Monday, September 12, 2016

What I'm Treating This Week

"Do you carry treats with you wherever you go? For the rest of the dog's life?" Some people have an idea that positive training is just a way to build a fatter dog, that dogs only perform when you bribe them with treats. They're quite mistaken because rewards-based training (a favorite squeaky toy is also a reward, not just chicken) means using treats just to help a dog learn a new behavior; once the dog knows the cue, the treats are quickly weaned away. It's a solid way of learning.

But yes indeedy, I myself carry treats wherever I go with a dog and for the rest of the dog's life. Because:

1. You never know when something awesome will happen that you want to celebrate! (Like all three of my dogs calmly watching four skateboards suddenly plow by, though I jumped a foot. Yay, City Dogs!)

2. Scary dogs can appear out of nowhere and want to eat my dogs. (Throwing a few dozen treats straight at a strange dog just might convince him to change his menu preference at least temporarily.)

3. We are always training something.

Yes, there are always new things to learn, tweaks in behavior that can make things even better, and more training fun to be had. What am I treating this week? Tanner is working on "sidewalk." Like most dogs, he instinctively kicks the grass after he pees--but his kicks are fierce: dry LA dirt and grass and gravel fly everywhere. Mostly it lands on Dori--or me. Enough.
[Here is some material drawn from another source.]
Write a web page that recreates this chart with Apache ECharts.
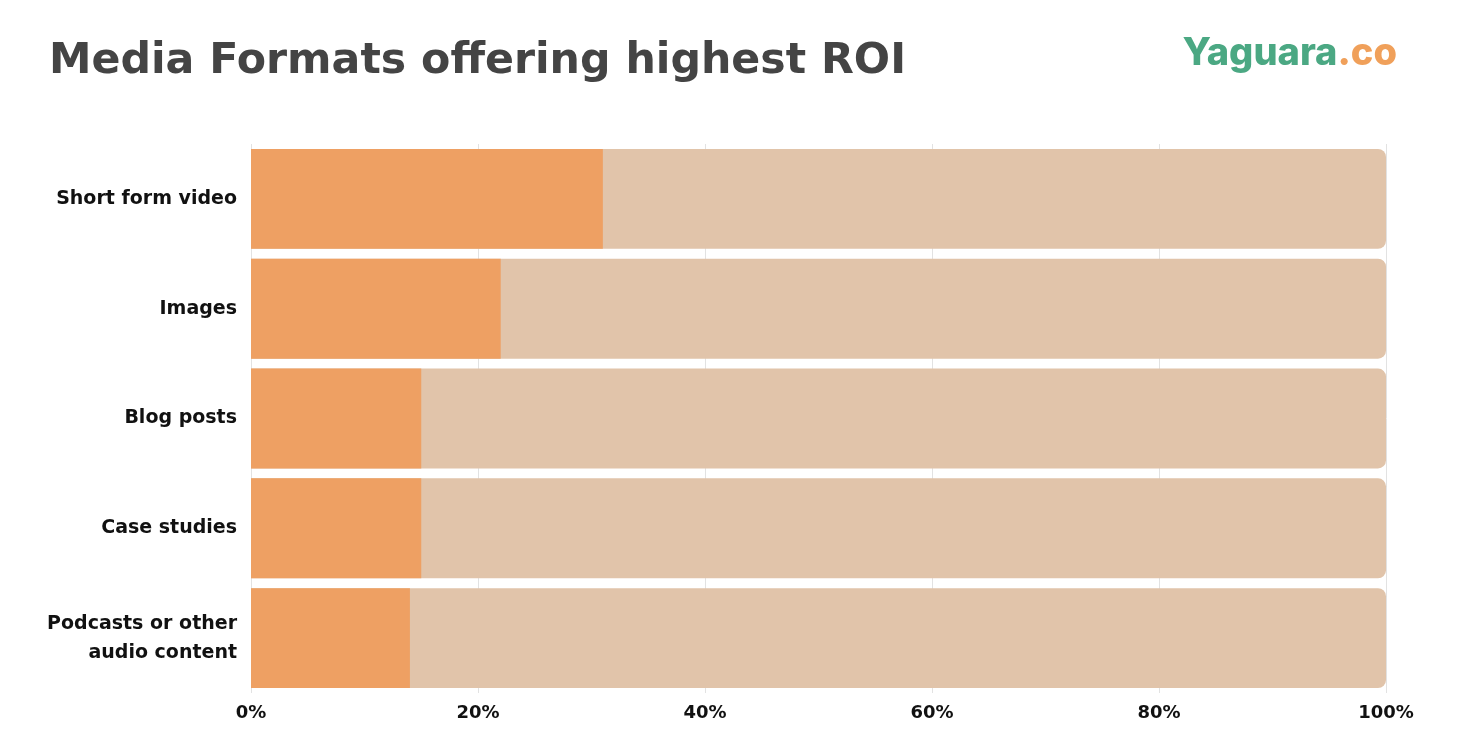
<!DOCTYPE html>
<html>
<head>
<meta charset="utf-8">
<script src="https://cdn.jsdelivr.net/npm/echarts@6/dist/echarts.min.js"></script>
<style>
html,body{margin:0;padding:0;background:#fff;}
#c{width:1470px;height:748px;}
</style>
</head>
<body>
<div id="c"></div>
<script>
var categories = ['Short form video', 'Images', 'Blog posts', 'Case studies', 'Podcasts or other\naudio content'];
var values = [31, 22, 15, 15, 14];
var tickLabels = ['0%', '20%', '40%', '60%', '80%', '100%'];

var FONT = 'Inter, "Noto Sans", sans-serif';
var WIDE = '"DejaVu Sans", sans-serif';
var chart = echarts.init(document.getElementById('c'));
chart.setOption({
  backgroundColor: '#ffffff',
  animation: false,
  title: [{
    text: 'Media Formats offering highest ROI',
    left: 44, top: 35,
    textStyle: {fontFamily: WIDE, fontSize: 42.7, fontWeight: 'bold', color: '#444444'}
  }, {
    text: '{a|Yaguara}{b|.co}',
    right: 68, top: 30,
    textStyle: {
      rich: {
        a: {fontFamily: FONT, fontSize: 38, fontWeight: 800, color: '#4BA883'},
        b: {fontFamily: FONT, fontSize: 38, fontWeight: 800, color: '#F0A05A'}
      }
    }
  }],
  grid: {left: 251, right: 84, top: 144, bottom: 55, containLabel: false},
  xAxis: {
    type: 'value', min: 0, max: 100, interval: 20,
    axisLine: {show: false}, axisTick: {show: false},
    splitLine: {show: true, lineStyle: {color: '#e2e2e2', width: 1}},
    axisLabel: {
      fontFamily: WIDE, fontSize: 18, fontWeight: 'bold', color: '#111', margin: 11,
      formatter: function (v) { return tickLabels[Math.round(v / 20)]; }
    }
  },
  yAxis: {
    type: 'category', data: categories, inverse: true,
    axisLine: {show: false}, axisTick: {show: false},
    axisLabel: {fontFamily: WIDE, fontSize: 19, fontWeight: 'bold', color: '#111', margin: 14, lineHeight: 29, align: 'right'}
  },
  series: [{
    type: 'bar', data: values, barCategoryGap: '9%',
    itemStyle: {color: '#EEA063'},
    showBackground: true,
    backgroundStyle: {color: '#E1C4AA', borderRadius: [0, 8, 8, 0]}
  }]
});
</script>
</body>
</html>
I started by luring him to the sidewalk after every pee and giving a treat for that. Then we progressed to my giving the cue "sidewalk" and treating him for moving there on his own. We are finally at the point where he looks at me and moves to the sidewalk on his own. But the treats are still coming. It's not a solid behavior yet--and it's taken some time since I'm battling a natural instinct. He's happy making the same motion on the concrete, so we'll do another week of treats, I think, and then he will stop covering my white dog with grass. (The other two pups have light polite grass kicks.)

They're such sponges. Let's keep the learning going!